On his website, the Ombudsman bills himself as “Ontario’s Watchdog”. What a joke. Blind and deaf. Sees only what he wants to see, and hears only what he wants to hear. Some “watchdog”.

Councillor Kirkland was very smug about the Ombudsman’s reports.

In an interview with Owen Sound Sun Times reporter Rob Gowan, [], Kirkland is quoted as follows:

“We have had the ombudsman review us in the past,” said Kirkland. “We are one of the only municipalities that have had the scrutiny of what is going on. It is nice to know you are doing things right and have that reconfirmed and we can carry on.”

Memo to Kirkland:

There were six violations found in the first investigation, Mr. Kirkland. The Ombudsman did not say you were doing things right in the past. And the investigation in 2013 was conducted blindfolded and biased. You are not doing things right now either. You were and are still violating the law.

Councillor Kirkland wants to just carry on violating the law, just as they have violated the law in the past.
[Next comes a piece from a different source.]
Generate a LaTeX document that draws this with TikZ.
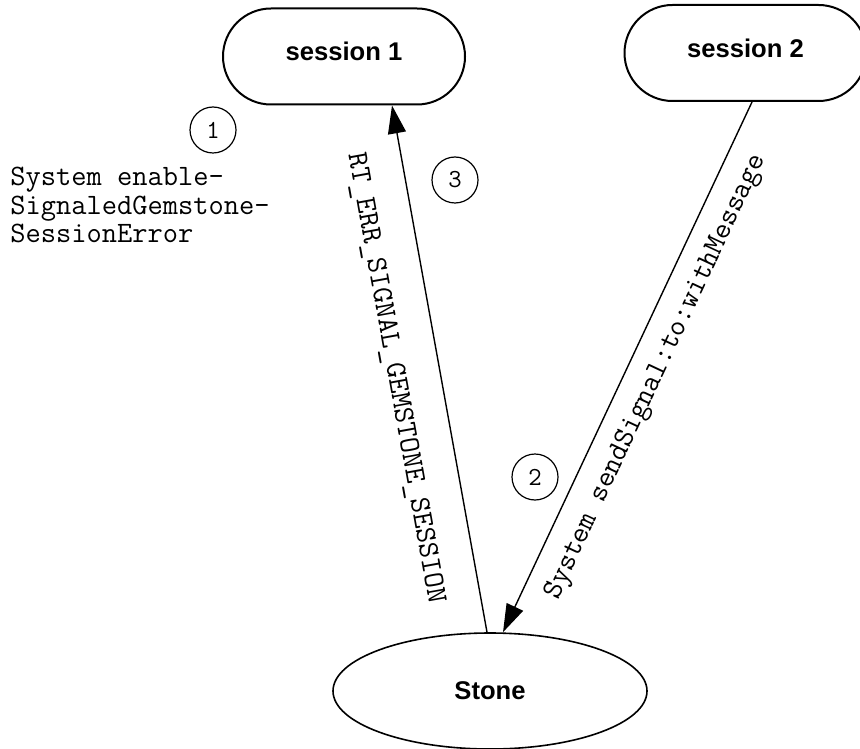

Councillor Kirkland and all the other council members who are feeling so smug about getting away with the violations of the law should be aware that while they may have fooled the incompetent, zero-credibility, badly-biased Ombudsman on the issue of closed meeting violations, they haven’t fooled the engaged voters. Not one bit.

October 2014 can’t come soon enough.

I should note that Councillor Bowman appears to have picked up on the fact that council had violated the law regarding the earlier June 2011 Ombudsman’s report. But as far as I can see all others condoned the “we passed” scam. If any councillor does not or did not support the scam, they should say so.